Your task: Repeat the listing that follows, character for character, minus the pictures.

--- Begin Raw data ---

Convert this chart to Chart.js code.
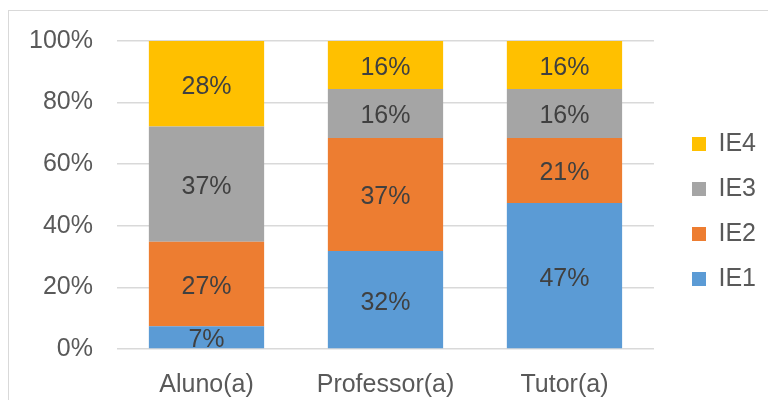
<!DOCTYPE html>
<html>
<head>
<meta charset="utf-8">
<script src="https://cdn.jsdelivr.net/npm/chart.js@4/dist/chart.umd.min.js"></script>
<style>
  body { margin: 0; background: #fff; }
  #frame { position: absolute; left: 8px; top: 10px; width: 780px; height: 400px; border: 1px solid #d9d9d9; }
  #wrap { position: absolute; left: 0; top: 0; width: 768px; height: 400px; }
</style>
</head>
<body>
<div id="frame"></div>
<div id="wrap"><canvas id="myChart" width="768" height="400"></canvas></div>
<script>
var categories = ["Aluno(a)", "Professor(a)", "Tutor(a)"];
var ie1 = [7.4, 31.8, 47.4];
var ie2 = [27.4, 36.7, 21.1];
var ie3 = [37.4, 15.9, 15.9];
var ie4 = [27.8, 15.6, 15.6];
var yTicks = [0, 20, 40, 60, 80, 100];

var barColors = ["#5B9BD5", "#ED7D31", "#A5A5A5", "#FFC000"];
var font = "'Liberation Sans', Arial, sans-serif";

// draws the % label in the middle of every segment
var centerLabels = {
    id: "centerLabels",
    afterDatasetsDraw: function(chart) {
        var ctx = chart.ctx;
        ctx.save();
        ctx.font = "25px " + font;
        ctx.fillStyle = "#404040";
        ctx.textAlign = "center";
        ctx.textBaseline = "middle";
        chart.data.datasets.forEach(function(ds, i) {
            var meta = chart.getDatasetMeta(i);
            meta.data.forEach(function(bar, j) {
                var p = bar.getProps(["x", "y", "base"], true);
                ctx.fillText(Math.round(ds.data[j]) + "%", p.x, (p.y + p.base) / 2 + 3);
            });
        });
        ctx.restore();
    }
};

// nudge the legend a little to the right and up, like the original
var moveLegend = {
    id: "moveLegend",
    afterLayout: function(chart) {
        var lg = chart.legend;
        lg.left += 18; lg.right += 18;
        lg.top -= 9; lg.bottom -= 9;
    }
};

new Chart("myChart", {
    type: "bar",
    data: {
        labels: categories,
        datasets: [
            { label: "IE1", data: ie1, backgroundColor: barColors[0] },
            { label: "IE2", data: ie2, backgroundColor: barColors[1] },
            { label: "IE3", data: ie3, backgroundColor: barColors[2] },
            { label: "IE4", data: ie4, backgroundColor: barColors[3] }
        ]
    },
    options: {
        responsive: false,
        animation: false,
        layout: { padding: { left: 0, top: 41, right: 20, bottom: 0 } },
        datasets: { bar: { barPercentage: 0.644, categoryPercentage: 1, borderWidth: 0 } },
        plugins: {
            legend: {
                position: "right",
                reverse: true,
                labels: {
                    font: { family: font, size: 25 },
                    color: "#595959",
                    boxWidth: 14,
                    boxHeight: 14,
                    padding: 20
                }
            },
            tooltip: { enabled: false }
        },
        scales: {
            x: {
                stacked: true,
                grid: { display: false },
                border: { display: false },
                afterFit: function(s) { s.height = 51; },
                ticks: { font: { family: font, size: 25 }, color: "#595959", padding: 13 }
            },
            y: {
                stacked: true,
                min: 0,
                max: 100,
                afterFit: function(s) { s.width = 117; },
                afterBuildTicks: function(s) { s.ticks = yTicks.map(function(v) { return { value: v }; }); },
                grid: { color: "#d9d9d9", lineWidth: 1.5, drawTicks: false },
                border: { display: false },
                ticks: {
                    font: { family: font, size: 25 },
                    color: "#595959",
                    padding: 24,
                    callback: function(v) { return v + "%"; }
                }
            }
        }
    },
    plugins: [centerLabels, moveLegend]
});
</script>
</body>
</html>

--- End Raw data ---

Problem solution:
Convert this chart to Chart.js code.
<!DOCTYPE html>
<html>
<head>
<meta charset="utf-8">
<script src="https://cdn.jsdelivr.net/npm/chart.js@4/dist/chart.umd.min.js"></script>
<style>
  body { margin: 0; background: #fff; }
  #frame { position: absolute; left: 8px; top: 10px; width: 780px; height: 400px; border: 1px solid #d9d9d9; }
  #wrap { position: absolute; left: 0; top: 0; width: 768px; height: 400px; }
</style>
</head>
<body>
<div id="frame"></div>
<div id="wrap"><canvas id="myChart" width="768" height="400"></canvas></div>
<script>
var categories = ["Aluno(a)", "Professor(a)", "Tutor(a)"];
var ie1 = [7.4, 31.8, 47.4];
var ie2 = [27.4, 36.7, 21.1];
var ie3 = [37.4, 15.9, 15.9];
var ie4 = [27.8, 15.6, 15.6];
var yTicks = [0, 20, 40, 60, 80, 100];

var barColors = ["#5B9BD5", "#ED7D31", "#A5A5A5", "#FFC000"];
var font = "'Liberation Sans', Arial, sans-serif";

// draws the % label in the middle of every segment
var centerLabels = {
    id: "centerLabels",
    afterDatasetsDraw: function(chart) {
        var ctx = chart.ctx;
        ctx.save();
        ctx.font = "25px " + font;
        ctx.fillStyle = "#404040";
        ctx.textAlign = "center";
        ctx.textBaseline = "middle";
        chart.data.datasets.forEach(function(ds, i) {
            var meta = chart.getDatasetMeta(i);
            meta.data.forEach(function(bar, j) {
                var p = bar.getProps(["x", "y", "base"], true);
                ctx.fillText(Math.round(ds.data[j]) + "%", p.x, (p.y + p.base) / 2 + 3);
            });
        });
        ctx.restore();
    }
};

// nudge the legend a little to the right and up, like the original
var moveLegend = {
    id: "moveLegend",
    afterLayout: function(chart) {
        var lg = chart.legend;
        lg.left += 18; lg.right += 18;
        lg.top -= 9; lg.bottom -= 9;
    }
};

new Chart("myChart", {
    type: "bar",
    data: {
        labels: categories,
        datasets: [
            { label: "IE1", data: ie1, backgroundColor: barColors[0] },
            { label: "IE2", data: ie2, backgroundColor: barColors[1] },
            { label: "IE3", data: ie3, backgroundColor: barColors[2] },
            { label: "IE4", data: ie4, backgroundColor: barColors[3] }
        ]
    },
    options: {
        responsive: false,
        animation: false,
        layout: { padding: { left: 0, top: 41, right: 20, bottom: 0 } },
        datasets: { bar: { barPercentage: 0.644, categoryPercentage: 1, borderWidth: 0 } },
        plugins: {
            legend: {
                position: "right",
                reverse: true,
                labels: {
                    font: { family: font, size: 25 },
                    color: "#595959",
                    boxWidth: 14,
                    boxHeight: 14,
                    padding: 20
                }
            },
            tooltip: { enabled: false }
        },
        scales: {
            x: {
                stacked: true,
                grid: { display: false },
                border: { display: false },
                afterFit: function(s) { s.height = 51; },
                ticks: { font: { family: font, size: 25 }, color: "#595959", padding: 13 }
            },
            y: {
                stacked: true,
                min: 0,
                max: 100,
                afterFit: function(s) { s.width = 117; },
                afterBuildTicks: function(s) { s.ticks = yTicks.map(function(v) { return { value: v }; }); },
                grid: { color: "#d9d9d9", lineWidth: 1.5, drawTicks: false },
                border: { display: false },
                ticks: {
                    font: { family: font, size: 25 },
                    color: "#595959",
                    padding: 24,
                    callback: function(v) { return v + "%"; }
                }
            }
        }
    },
    plugins: [centerLabels, moveLegend]
});
</script>
</body>
</html>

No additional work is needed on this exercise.